Born on the festival of St. Cecilia (the patron saint of music), Benjamin Britten is the most widely performed British 20th century composer. His craftsmanship and versatility produced works for every genre, from large-scale symphonic and operatic scores, to choral and vocal works, many of which were written for his partner Peter Pears. From 1945 onwards he founded a new English-language opera tradition, with works such as Peter Grimes and The Turn of the Screw now established in the international repertoire. His enormously successful War Requiem summed up his deeply-held pacifism.
Britten displayed insight into both the dark and light sides of human nature.
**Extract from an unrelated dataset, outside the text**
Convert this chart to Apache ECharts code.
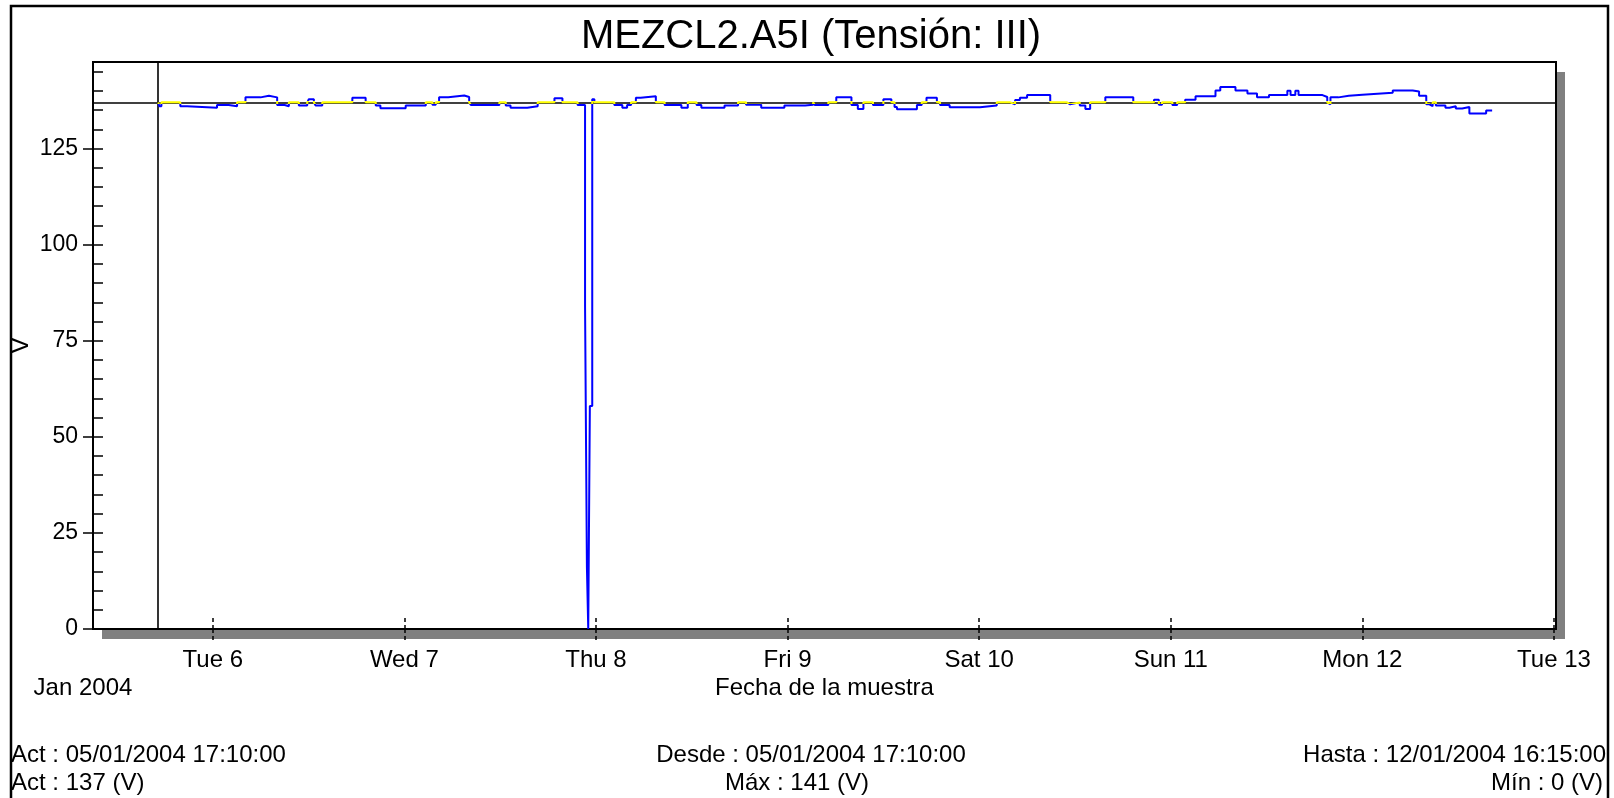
<!DOCTYPE html>
<html><head><meta charset="utf-8">
<script src="https://cdn.jsdelivr.net/npm/echarts@6/dist/echarts.min.js"></script>
<style>html,body{margin:0;padding:0;background:#fff}#c{width:1614px;height:798px}</style>
</head><body><div id="c"></div>
<script>
const titleText = 'MEZCL2.A5I (Tensión: III)';
const sampleTimes = [
'2004-01-05 17:10','2004-01-05 17:18','2004-01-05 17:34','2004-01-05 19:56','2004-01-05 20:47',
'2004-01-06 00:32','2004-01-06 02:00','2004-01-06 03:03','2004-01-06 04:06','2004-01-06 05:59',
'2004-01-06 07:02','2004-01-06 08:04','2004-01-06 09:00','2004-01-06 09:32','2004-01-06 10:47',
'2004-01-06 11:50','2004-01-06 12:02','2004-01-06 12:40','2004-01-06 12:53','2004-01-06 13:43',
'2004-01-06 17:29','2004-01-06 19:09','2004-01-06 20:25','2004-01-06 21:00','2004-01-07 00:10',
'2004-01-07 02:41','2004-01-07 03:31','2004-01-07 03:56','2004-01-07 04:21','2004-01-07 05:30',
'2004-01-07 07:30','2004-01-07 08:07','2004-01-07 08:20','2004-01-07 11:54','2004-01-07 12:42',
'2004-01-07 13:18','2004-01-07 15:24','2004-01-07 16:42','2004-01-07 18:48','2004-01-07 19:48',
'2004-01-07 21:42','2004-01-07 22:38','2004-01-07 22:52','2004-01-07 23:02','2004-01-07 23:14',
'2004-01-07 23:32','2004-01-07 23:48','2004-01-08 02:18','2004-01-08 03:18','2004-01-08 03:54',
'2004-01-08 04:24','2004-01-08 05:00','2004-01-08 05:36','2004-01-08 07:30','2004-01-08 08:36',
'2004-01-08 10:42','2004-01-08 11:30','2004-01-08 12:36','2004-01-08 13:12','2004-01-08 16:06',
'2004-01-08 17:48','2004-01-08 18:48','2004-01-08 20:42','2004-01-08 23:36','2004-01-09 02:12',
'2004-01-09 03:12','2004-01-09 03:24','2004-01-09 05:06','2004-01-09 06:06','2004-01-09 08:00',
'2004-01-09 08:48','2004-01-09 09:30','2004-01-09 10:42','2004-01-09 12:00','2004-01-09 13:00',
'2004-01-09 13:24','2004-01-09 13:42','2004-01-09 16:12','2004-01-09 16:48','2004-01-09 17:24',
'2004-01-09 18:42','2004-01-09 19:06','2004-01-09 20:18','2004-01-10 00:06','2004-01-10 02:12',
'2004-01-10 03:54','2004-01-10 04:30','2004-01-10 05:06','2004-01-10 06:00','2004-01-10 08:54',
'2004-01-10 11:00','2004-01-10 11:24','2004-01-10 12:36','2004-01-10 13:18','2004-01-10 13:54',
'2004-01-10 15:48','2004-01-10 19:18','2004-01-10 21:54','2004-01-10 22:30','2004-01-10 22:54',
'2004-01-11 00:12','2004-01-11 00:48','2004-01-11 01:48','2004-01-11 03:06','2004-01-11 05:36',
'2004-01-11 06:12','2004-01-11 08:06','2004-01-11 09:36','2004-01-11 10:48','2004-01-11 12:18',
'2004-01-11 14:36','2004-01-11 15:00','2004-01-11 15:36','2004-01-11 16:00','2004-01-11 19:00',
'2004-01-11 19:36','2004-01-11 19:48','2004-01-11 20:00','2004-01-11 21:00','2004-01-11 22:18',
'2004-01-12 00:00','2004-01-12 03:48','2004-01-12 06:18','2004-01-12 07:06','2004-01-12 08:00',
'2004-01-12 08:24','2004-01-12 08:48','2004-01-12 09:12','2004-01-12 10:24','2004-01-12 10:54',
'2004-01-12 11:42','2004-01-12 12:30','2004-01-12 13:24','2004-01-12 15:30','2004-01-12 16:15'
];
const voltage = [
137,136,137,136,135.6,
136.3,136,137,138.3,138.7,
138.3,136.3,136,137,136.2,
137,137.8,137,136.2,137,
138.2,137,136.2,135.5,136.2,
137,136.4,137,138.3,138.8,
138.4,137,136.3,137,136.2,
135.6,136,137,138.1,137,
136.3,84,16,0,58,
137.8,137,136.3,135.6,136.3,
137,138.2,138.6,137,136.3,
135.6,137,136.3,135.6,136.2,
137,136.4,135.6,136.2,136.4,
137,136.3,137,138.3,136.3,
135.3,137,136.3,137.8,137,
135.8,135.2,136.3,137,138.2,
137,136.3,135.7,136.2,137,
136.5,137.6,138.2,138.9,137,
136.5,137,136.2,135.3,137,
138.3,137,137.7,136.4,137,
136.3,137,137.7,138.6,140.1,
141,140.1,139.3,138.3,138.9,
140,138.9,140,138.9,138.4,
137,136.5,138.3,138.7,139,
139.5,140.1,139.8,138.7,136.5,
136,137,136.2,135.6,136,
135.4,135.8,134.1,134.9,134.9
];
const refValue = 137;
const startTime = '2004-01-05 17:10';
const xMin = '2004-01-05 09:00';
const xMax = '2004-01-13 00:15';
const xTickTimes = ['2004-01-06 00:00','2004-01-07 00:00','2004-01-08 00:00','2004-01-09 00:00','2004-01-10 00:00','2004-01-11 00:00','2004-01-12 00:00','2004-01-13 00:00'];
const xTickLabels = ['Tue 6','Wed 7','Thu 8','Fri 9','Sat 10','Sun 11','Mon 12','Tue 13'];
const yMajorTicks = [0,25,50,75,100,125];
const yMinorTicks = [0,5,10,15,20,25,30,35,40,45,50,55,60,65,70,75,80,85,90,95,100,105,110,115,120,125,130,135,140,145];
const yMin = 0, yMax = 147.5;
const yAxisName = 'V';
const xAxisName = 'Fecha de la muestra';
const monthLabel = 'Jan 2004';
const footerLeft = ['Act : 05/01/2004 17:10:00', 'Act : 137 (V)'];
const footerMid = ['Desde : 05/01/2004 17:10:00', 'Máx : 141 (V)'];
const footerRight = ['Hasta : 12/01/2004 16:15:00', 'Mín : 0 (V)'];

function ts(s) {
  const [d, t] = s.split(' ');
  const [Y, M, D] = d.split('-').map(Number);
  const [h, m] = t.split(':').map(Number);
  return Date.UTC(Y, M - 1, D, h, m);
}
const FONT = '"Liberation Sans", Arial, sans-serif';
const tickVals = xTickTimes.map(ts);
const seriesData = sampleTimes.map((t, i) => [ts(t), voltage[i]]);

const chart = echarts.init(document.getElementById('c'), null, {renderer: 'canvas'});
const txt = (text, x, y, align) => ({
  type: 'text', x: x, y: y, silent: true,
  style: {text: text, fill: '#000', font: '24px ' + FONT, textAlign: align, textVerticalAlign: 'middle'}
});
chart.setOption({
  animation: false,
  backgroundColor: '#fff',
  title: {
    text: titleText, left: 811, textAlign: 'center', top: 17, padding: 0,
    textStyle: {fontFamily: FONT, fontSize: 40, fontWeight: 'normal', color: '#000'}
  },
  grid: {
    left: 93, top: 62, right: 58, bottom: 169, show: true,
    backgroundColor: '#fff', borderColor: '#000', borderWidth: 2,
    outerBoundsMode: 'none', containLabel: false
  },
  visualMap: {
    type: 'piecewise', show: false, seriesIndex: 0, dimension: 1,
    pieces: [
      {lt: 136.6, color: '#0000ff'},
      {gte: 136.6, lte: 137.4, color: '#ffff00'},
      {gt: 137.4, color: '#0000ff'}
    ]
  },
  xAxis: [
    {
      type: 'value', min: ts(xMin), max: ts(xMax), position: 'bottom',
      axisLine: {show: true, lineStyle: {color: '#000', width: 2}},
      axisTick: {show: true, inside: true, length: 13, customValues: tickVals, lineStyle: {color: '#000', width: 1.5, type: [4, 3]}},
      axisLabel: {show: false}, splitLine: {show: false},
      name: xAxisName, nameLocation: 'middle', nameGap: 47,
      nameTextStyle: {fontFamily: FONT, fontSize: 24, color: '#000'}
    },
    {
      type: 'value', min: ts(xMin), max: ts(xMax), position: 'bottom',
      axisLine: {show: false},
      axisTick: {show: true, inside: false, length: 13, customValues: tickVals, lineStyle: {color: '#000', width: 1.5, type: [4, 3]}},
      axisLabel: {
        customValues: tickVals, margin: 19, fontFamily: FONT, fontSize: 24, color: '#000',
        formatter: v => { const i = tickVals.indexOf(v); return i >= 0 ? xTickLabels[i] : ''; }
      },
      splitLine: {show: false}
    }
  ],
  yAxis: [
    {
      type: 'value', min: yMin, max: yMax, position: 'left',
      axisLine: {show: true, lineStyle: {color: '#000', width: 2}},
      axisTick: {show: true, inside: true, length: 10, customValues: yMinorTicks, lineStyle: {color: '#000', width: 1.5}},
      axisLabel: {show: false}, splitLine: {show: false},
      name: yAxisName, nameLocation: 'middle', nameGap: 60, nameRotate: 90,
      nameTextStyle: {fontFamily: FONT, fontSize: 24, color: '#000'}
    },
    {
      type: 'value', min: yMin, max: yMax, position: 'left',
      axisLine: {show: false},
      axisTick: {show: true, inside: false, length: 10, customValues: yMajorTicks, lineStyle: {color: '#000', width: 1.5}},
      axisLabel: {customValues: yMajorTicks, margin: 15, fontFamily: FONT, fontSize: 23, color: '#000'},
      splitLine: {show: false}
    }
  ],
  graphic: [
    {type: 'rect', z: -10, silent: true, shape: {x: 102, y: 72, width: 1463, height: 567}, style: {fill: '#808080'}},
    {type: 'rect', z: 100, silent: true, shape: {x: 11, y: 6, width: 1597, height: 830}, style: {fill: null, stroke: '#000', lineWidth: 2.5}},
    txt(monthLabel, 83, 688, 'center'),
    txt(footerLeft[0], 11, 755, 'left'),
    txt(footerLeft[1], 11, 783, 'left'),
    txt(footerMid[0], 811, 755, 'center'),
    txt(footerMid[1], 797, 783, 'center'),
    txt(footerRight[0], 1606, 755, 'right'),
    txt(footerRight[1], 1603, 783, 'right')
  ],
  series: [
    {
      type: 'line', name: 'Tensión', xAxisIndex: 0, yAxisIndex: 0,
      data: seriesData, step: 'end', showSymbol: false, symbol: 'none',
      lineStyle: {width: 2}, z: 5, silent: true
    },
    {
      type: 'line', xAxisIndex: 0, yAxisIndex: 0, data: [[ts(startTime), refValue]],
      symbol: 'none', showSymbol: false, lineStyle: {opacity: 0}, z: 2, silent: true,
      markLine: {
        silent: true, symbol: 'none', animation: false, label: {show: false},
        lineStyle: {color: '#000', width: 1.6, type: 'solid'},
        emphasis: {disabled: true},
        data: [{yAxis: refValue}, {xAxis: ts(startTime)}]
      }
    }
  ]
});
</script></body></html>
Recurring themes in his works include conflicts between the outsider and society, moral good and lurking evil, innocence and experience. Partly as a vehicle for such themes and partly for educative purposes, he enjoyed writing a notable amount of works for, or involving, children - such as his famous The Young Person's Guide to the Orchestra (Variations and Fugue on a Theme of Purcell), and the Ceremony of Carols.
His music has strong links to literature. He had a lifelong collaboration with the poet WH Auden, and showed tremendous skills at setting words in adventurous ways which proved extremely communicative with the audience. His accompanying clarity of harmony enabled him to create scenes of perfect naïvity, menace, or sharp satire - indeed, he claimed it was his aim to achieve "perfect clarity of expression".